Exploring When and Why People Neglect and Deliberately misinterpret Information, Special issue of the Journal of Economic Psychology; Deadline 28 Feb 2021
Author: Kinga Barrafrem
The Journal of Economic Psychology is inviting submissions for a special issue on the topic of Homo Ignorans. That is, empirical or theoretical work that advances our understanding of when and why people neglect and deliberately misinterpret information. People often choose not to know, even in situations where the costs of gaining more information are negligible and the potential benefits from good decision-making are large. The notion of humans as deliberately avoiding and neglecting information has been dubbed Homo Ignorans (“neglecting man”).
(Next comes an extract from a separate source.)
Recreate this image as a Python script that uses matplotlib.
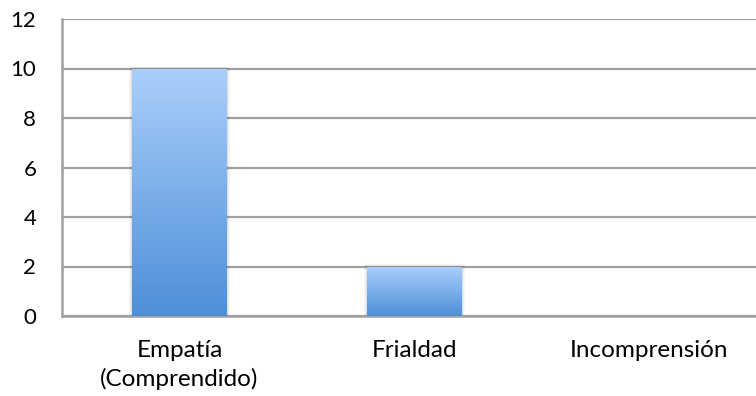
import matplotlib.pyplot as plt
import numpy as np
from matplotlib.colors import LinearSegmentedColormap
from matplotlib.patches import Rectangle

categories = ["Empatía\n(Comprendido)", "Frialdad", "Incomprensión"]
values = [10, 2, 0]
y_ticks = [0, 2, 4, 6, 8, 10, 12]

plt.rcParams["font.family"] = ["Lato", "DejaVu Sans"]

fig = plt.figure(figsize=(7.56, 3.96), dpi=100)
# plot area runs slightly past the right edge of the figure
ax = fig.add_axes([62 / 756, 1 - 316 / 396, 705 / 756, 297 / 396])

x = np.arange(len(categories))
bars = ax.bar(x, values, width=0.404, color="none", zorder=3)

# vertical gradient fill for each bar, light on top, darker at the base
cmap = LinearSegmentedColormap.from_list("blu", ["#4e8fd8", "#aacffb"])
grad = np.linspace(0, 1, 256).reshape(-1, 1)
for b in bars:
    h = b.get_height()
    if h <= 0:
        continue
    x0, w = b.get_x(), b.get_width()
    # soft shadow
    for i, a in enumerate([0.05, 0.04, 0.03]):
        s = Rectangle((x0 - 0.004 * (i + 1), 0), w + 0.008 * (i + 1), h + 0.04 * (i + 1),
                      facecolor="black", alpha=a, edgecolor="none", zorder=2)
        ax.add_patch(s)
    im = ax.imshow(grad, cmap=cmap, origin="lower", aspect="auto",
                   extent=[x0, x0 + w, 0, h], zorder=3)
    clip = Rectangle((x0, 0), w, h, transform=ax.transData)
    im.set_clip_path(clip)

ax.set_xlim(-0.5, len(categories) - 0.5)
ax.set_ylim(0, 12)
ax.set_yticks(y_ticks)
ax.set_xticks(x)
ax.set_xticklabels(categories, linespacing=1.4)
ax.tick_params(axis="y", length=0, pad=18.5, labelsize=16)
ax.tick_params(axis="x", length=0, pad=17, labelsize=17.5)

ax.yaxis.grid(True, color="#a0a0a0", linewidth=1.6, zorder=1)
ax.set_axisbelow(True)
for side in ["top", "right"]:
    ax.spines[side].set_visible(False)
ax.spines["left"].set_color("#a0a0a0")
ax.spines["left"].set_linewidth(1.8)
ax.spines["bottom"].set_color("#a0a0a0")
ax.spines["bottom"].set_linewidth(1.8)

fig.savefig("out.png", dpi=100)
Moreover people (including researchers) often use motivated reasoning to make sense information in a biased way to uphold certain beliefs about the state of the world.
For this special issue, we call for papers that can provide a better understanding of information neglect and motivated reasoning in decision making in a variety of domains such as behavioral ethics, financial behavior, and others. We encourage submissions that fall broadly into one of the following areas, but submissions on related topics will also be considered:
- Information and decision avoidance
- Motivated reasoning
- Opportunity cost neglect and inattention to values in decision making
- Prominence thinking
- Fake news
- Pseudo-profound bullshit
- Individual and situational determinants of ignorance
- Mechanisms behind ignorance; motivated reasoning as feelings vs. analysis
- Nudging and boosting in relation to the topics above
Anyone with an interest in the issues detailed above is encouraged to submit a full paper to this special issue.